A number of issues are posing a direct threat to your firm's well-being and your profession's future. Here is a short summary of the battles that the RCCAQ is currently waging—with your invaluable support!



- Bill 188 (An Act Respecting the Distribution of Financial Products and Services) regulates online distribution and our profession as a whole. It came into effect in 1998.
- The provincial government is expected to review and update the Act in the near future.
- Insurance is not a routine kind of product! Purchasing insurance products raises a number of important consumer issues.
- Brokers' primary role involves advising clients and defending their interests; this is what sets them apart from insurance agents.
- The direct insurers are a major lobbying force in dealings with the AMF.
- The AMF issued a report in early April in which it ruled that certified representatives are not required to play a role in online transactions.

Where we stand

- We made multiple representations and submitted a brief to the AMF in order to defend our positions:
- In terms of transaction models, we recognize that online insurance sales meet some consumers' needs.
- We emphasized the importance of having certified representatives involved in online transactions.
- We do not believe that consumers should bear sole responsibility when purchasing insurance products.

Ongoing initiatives
- Continue to lobby the AMF.



Telematics technology is offered by a growing number of insurance companies.
Canadians have not yet embraced this technology due to data protection concerns.
Telematics raises a number of important issues concerning data ownership and privacy protection.
Brokers' primary role involves advising clients and defending their interests; this is what sets them apart from insurance agents.
The direct insurers are a major lobbying force in dealings with the AMF.
The telematics report issued by the AMF in early April fails to clearly address a number of key points, such as data transferability and data storage sites (i.e. secure facilities are required and the data should remain in Canada.)

Where we stand
- We are in favour of telematics technology if it is well regulated and benefits consumers (i.e. enhancing their existing coverage based on their broker's advice).
- Nevertheless, it is essential that company-to-company data transferability be guaranteed and that data remain the property of consumers (and not insurers).
- Data must be subject to Canadian law.

Ongoing initiatives
- Continue to lobby the AMF.



- On average, consumers pay 60% more for replacement insurance when purchased from an auto dealer than from a broker.
- Consumers are often forced to replace their vehicle at the same point of sale.
Some auto dealers are taking action in areas reserved for certified professionals.

Initiatives undertaken
- The RCCAQ has been reporting illegal practices to the AMF since 2012.
   - We submitted a series of complaints to the AMF in March 2013.
   - We made numerous representations to the AMF protesting the situation.
   - We made a number of public media appearances aimed at protecting consumers.

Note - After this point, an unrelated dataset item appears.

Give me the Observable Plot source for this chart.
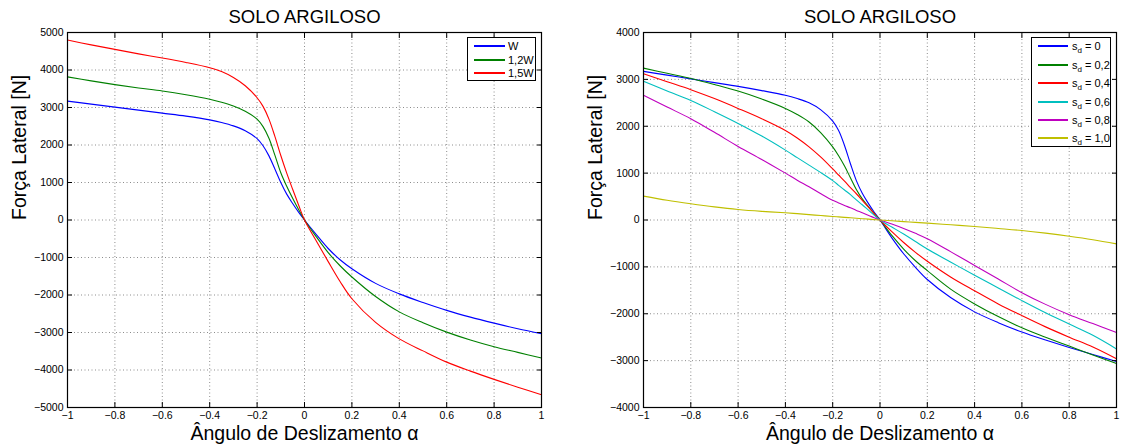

- Auto dealers were penalized by the AMF - read about it here.
- We continue to lobby the AMF and the government to ensure that the practices engaged in by dealerships' financial directors are properly regulated or that dealers' right to sell FPQ5 is revoked.



- Last December, Quebec's finance minister announced that the sales tax on auto insurance premiums would increase from 5% to 9%.

Actions undertaken
-We made representations to the government (in collaboration with the Insurance Bureau of Canada/IBC) aimed at postponing the effective date of this measure.

-The effective date was not changed (January 1, 2015).
-However, we were able to obtain a grace period until July 31, 2015 for brokers to remit the portion of the auto insurance tax corresponding to the 4% increase.
-Many media outlets requested explanations from us on how this increase would affect consumers.



- A temporary tax credit was obtained in 2013, resulting in $20 million in savings for the brokerage network.
- This temporary credit expires in 2016.

Where we stand
- The expiration of the credit will be harmful to brokerage firms.
- The credit should be permanent because brokerage firms are small and medium-sized businesses; they are not financial institutions.

Ongoing initiatives
- We made representations to the provincial finance ministry, supported by our members' solidarity and collective impact.


Strong measures

High-level defence of industry issues
- The assistance of a lobbying firm was required to gain access to key decision makers.
- The very first provincial Parliament Hill Day was organized.
- A number of key meetings were held to forge stronger ties with MNAs.
- We met with MNA Nicolas Marceau, official opposition spokesman in the areas of finance and revenue.
- We met with the Liberal Party caucus.
- We also met with the finance minister's office.
- In the run-up to the Bill 188 review and the tabling of the finance minister's white paper, we have primarily focused on auto dealers' illegal practices and the broker-agent distinction.
- Telematics
- This activity will be held again in the future.